Sorority recruitment invites women home

Washburn freshman Sawyer McClendon joins the recruitment meeting along with other potential sorority members. They learned about housing tours, meet-ups, and sorority options.

Washburn University’s three most prominent sororities on campus began their recruitment week teaching potential new sisters about their philanthropy, sisterhood and opportunities to help their community.
Kristen Vanderbeck, a senior in forensic investigation and anthropology, is the current president of Zeta Tau Alpha. With its philanthropy focused on breast cancer education and awareness, Zeta Tau Alpha – along with other sororities – participates in recruiting new faces into the sisterhood, welcoming others to join them in student activities, volunteering and making long-lasting friendships.
“It brought me out of my shell,” said Vanderbeck. “I came in as a freshman not knowing anybody, and now I have this great group of people to support me.”
The recruitment process began on Sept. 6, with Gamma Chi members guiding Washburn sororities with recruitment and helping with service projects such as Move Crew, Welcome Week events and volunteering on campus. They also organize programs ranging from alcohol awareness to fun social events like pumpkin painting.
“My role is just to give my service to the people,” said Cora Soremsen, president of Gamma Chi and a senior in political science. “Not only in a sorority life here, but also on campus.”
Academically, sororities often motivate each other with peer support, driving their members to study and hold each other accountable.
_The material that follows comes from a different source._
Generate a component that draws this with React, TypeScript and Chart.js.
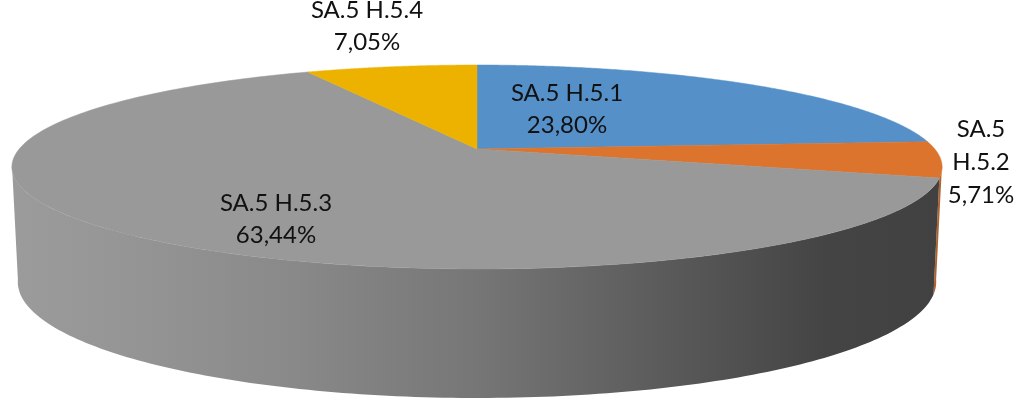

This atmosphere creates friendly competition for the highest GPA and leads to taking academic or leadership honors and awards seriously.
“I moved into the house, and I feel like almost instantly my grades improved,” said Soremsen. “I was surrounded by other people who were academically motivated.”
Homecoming week is also a part of the many activities that sororities participate in, such as Yell Like Hell, which was won by Delta Gamma last year with a dance routine choreographed by the seniors. Delta Gamma’s goal is to create a community that fosters sisterhood. Their philanthropy is Service for Sight, an organization that supports the blind and visually-impaired community, and they have two philanthropy weeks each semester with opportunities to volunteer.
“We just have a lot of ways to give back,” said Katie Hampton, a senior in mass media and member of Delta Gamma. “That’s a big part, for me, of why I joined a sorority.”
The Alpha Phi Foundation participates in volunteering at the Harvesters food bank, Nancy Perry Day of Caring, Princess For a Day and more. Alpha Phi strives to support those in need, helping the community through philanthropy and working to raise awareness and funds for women’s heart health.
“I joined Alpha Phi because that’s where I felt most at home,” said Katherine Cook, president of Alpha Phi and senior in sociology.
The sororities on campus allow many students to join sisterhoods and make lifelong friends, in addition to being able to participate in volunteering with charities and giving back to the community.